Le grand final, ne pouvant faire mourir Lucius comme Maximus dans le film précédent, décide de faire tuer absolument tous les autres personnages, sans jamais toutefois atteindre l'émotion du premier volet, à cause de deus ex machina cousus de fil blanc : Lucius est le fils de Maximus, etc... Aussi, il faut s'en remettre à Maximus, la figure tutélaire, indépassable du premier volet. On n'hésite pas à convoquer la musique du film précédent, les images en flashback, les citations de son héros. L'arène est finalement son mausolée et ce film son épitaphe. A ce titre Mescal incarne un Lucius charismatique et taiseux comme Russel Crowe, sans le surpasser.

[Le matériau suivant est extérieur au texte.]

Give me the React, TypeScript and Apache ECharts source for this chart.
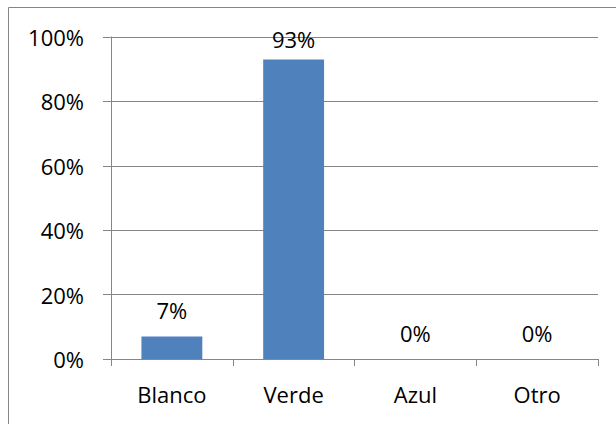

Pourtant la mise en scène tente des choses, en filant la métaphore aquatique avec un fleuve/mer qui emporte les défunts. Macrinus en fera aussi les frais, symboliquement, à la fin, le film s'appuyant sur la mythologie romaine et grecque. Il ne manque d'ailleurs pas de citer quelques auteurs comme pour enrichir sans propos, sans toutefois réelle pertinence. Il utilise, de façon plus habile, toutefois, les animaux, comme symboles : le chien et sa fidélité, le singe et sa primitivité, et j'en passe, sans que l'on en tire toutefois la moralité des fables, si ce n'est les rouages terrifiants du pouvoir et de la tyrannie.
On ne peut pas dire que le film soit raté. Il a certain souffle. Il souffre toutefois d'un effet de surenchère et de faibles enjeux. Reste un péplum spectaculaire, bien réalisé, soigné, sauf à quelques moments, avec de vrais scènes de bravoure et qui ne fait pas factice : des beaux décors, des extérieurs, des figurants, des costumes. Le péplum, genre si rare, se savoure toujours.
Y avait-il toutefois besoin de cette suite ? Non, si ce n'est pour la nostalgie, littéralement le mal du pays, le mal du péplum, le mal de l'arène. Reprenant presque la trame du premier opus, il n'en diffère que dans sa conclusion, qui laisse toutefois perplexe. A supposer une suite, on ne voit pas Lucius prendre le pouvoir et pour cause, dans la réalité, s'en est suivi une crise politique et une guerre civile de cinquante ans ainsi qu'une succession d'empereurs invraisemblables dont plusieurs militaires. Il n'y a pas donc plus grand chose à raconter d'intéressant dans le projet voulu par Lucius : restaurer la grandeur de Rome. La restauration de l'empire romain n'interviendra véritablement qu'avec Dioclétien, des décennies plus tard.
En somme ce film c'est un peu joindre l'inutile à l'agréable. Du sang, du pain et des jeux, l'opium des peuples - et des spectateurs.